Опровергать же слух, на минуту и в некотором круге распространившийся, что он принял яда, я и вконец не намерен, потому что слух этот считаю лишенным всякого основания. Знаю положительно, что в последние дни жизни он внутрь без свидетелей ничего не мог принять и ничего не принимал. Правда, что в карманной книжке у него был рецепт на мышьяк, у какого-то сговорчивого лекаря выпрошенный, будто бы против крыс, которым рецептом он любил стращать охотников пугаться; но не менее того мне известно, что этот рецепт где был, там и остался, что по нему ни из какой аптеки никакой человек никогда ничего не получал и что окончательно он сгорел в огне на третий или на четвертый день после смерти Чаадаева.
Нехорошее состояние здоровья вместе с исчезнувшими, несбывшимися мечтаниями честолюбия породили в нем некоторого рода упадок духа. В продолжение нескольких годов он тщетно искал деятельности и не находил для нее никакого исхода. Сначала ему представилось заграничное путешествие. Прямо из Петербурга он отправился в неизвестную ему тогда Англию, потом посетил столько знакомую Францию, в первый раз увидел Швейцарию и Италию и окончил странствованием по значительной части германских земель. Время для путешествия было самое благоприятное. Только что отгремели битвы народов. На минуту ослепленная лучами неслыханной славы, Европа возвращалась к спокойствию, к разумному пониманию своего положения и своих обязанностей. Она уразумевала всю тщету и гибель, всю суету и призрачность тех огромных развлечений, тех неизмеримых импровизаций, тех заколдовывающих обворожений, которые налагаются человечеству так называемыми гениями и которые столько несообразно, столько беспощадно дорого обходятся и индивидуальным личностям и народам. Великое движение того времени, в наших глазах продолжающее совершать свое непобедимое неумирающее течение, вечная слава, честь и гордость теперешней эпохи, вспоминало про державное здание, созидаемое на европейской почве христианским человечеством, и призывало народы, оглушенные бесплодным громом, к возделыванию старой, благословенной, плодами и миром обильной нивы, к отдалившимся в разнообразии
и трескотне событий, но не пропавшим, полным жизни и юности, вечным идеям прекрасного, разумного, свободы, правды и блага. Участливое любопытство Чаадаева не могло остаться равнодушным к величавой картине: эпоха так называемой реставрации имела на его существо больше влияния, нежели которая-нибудь из других пережитых им эпох, и до конца жизни он состоял под ее могуществом. Но ясно и наглядно это влияние выразилось и обозначилось только после его возвращения в Россию, после пережития им еще нескольких фазисов духовного развития, после перенесения других испытаний, незримо и, может быть, бессознательно, но неотразимо воспринимаемых.
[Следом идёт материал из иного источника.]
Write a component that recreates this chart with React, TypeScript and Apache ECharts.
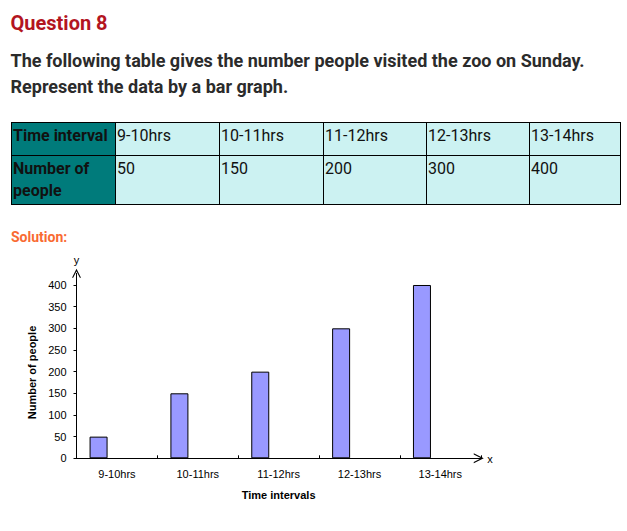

Много занятый своим здоровьем, под впечатлением горького чувства о служебной неудаче, при виде европейского зрелища, часто отходившего, но часто и возвращавшегося, а главным образом, ходом годов, нравственным усовершенствованием и с ним неразлучным приобретением и упрочением более полной интеллектуальной самостоятельности, все более и более выходивший из-под влияния признанных авторитетов и громких знаменитостей, все менее и менее приучаясь чтить людей и более и более уважать учреждения и вещи, Чаадаев, сколько я могу припомнить, не сделал никаких особенных связей в Европе. Слыхал я от него, что он был знаком с Гумбольдтом и с Кювье[188]
. От этого знакомства, впрочем, замечательного у меня на памяти ничего не сохранилось, да, кажется, ничего и не было. На карлсбадских водах он сделал встречу более памятную, с философом Шеллингом, и провел с ним несколько дней в близком общении и коротком разговоре. Один из великанов европейской мысли гораздо спустя не упускал случая про Чаадаева осведомляться и пересказывал многим видевшим его русским, а в том числе князю Гагарину[189], что, по его мнению, «Чаадаев один из замечательных людей нашего времени и, конечно, самый замечательный из всех известных ему, Шеллингу, русских». В бумагах Чаадаева сохранилось два интересных письма к философу, которые были недавно напечатаны в одном из московских журналов[190].На возвратном пути в Россию в Дрездене его настигли два потрясающих известия: Александр I сошел в могилу, и в Петербурге совершилось событие 14 декабря 1825 года.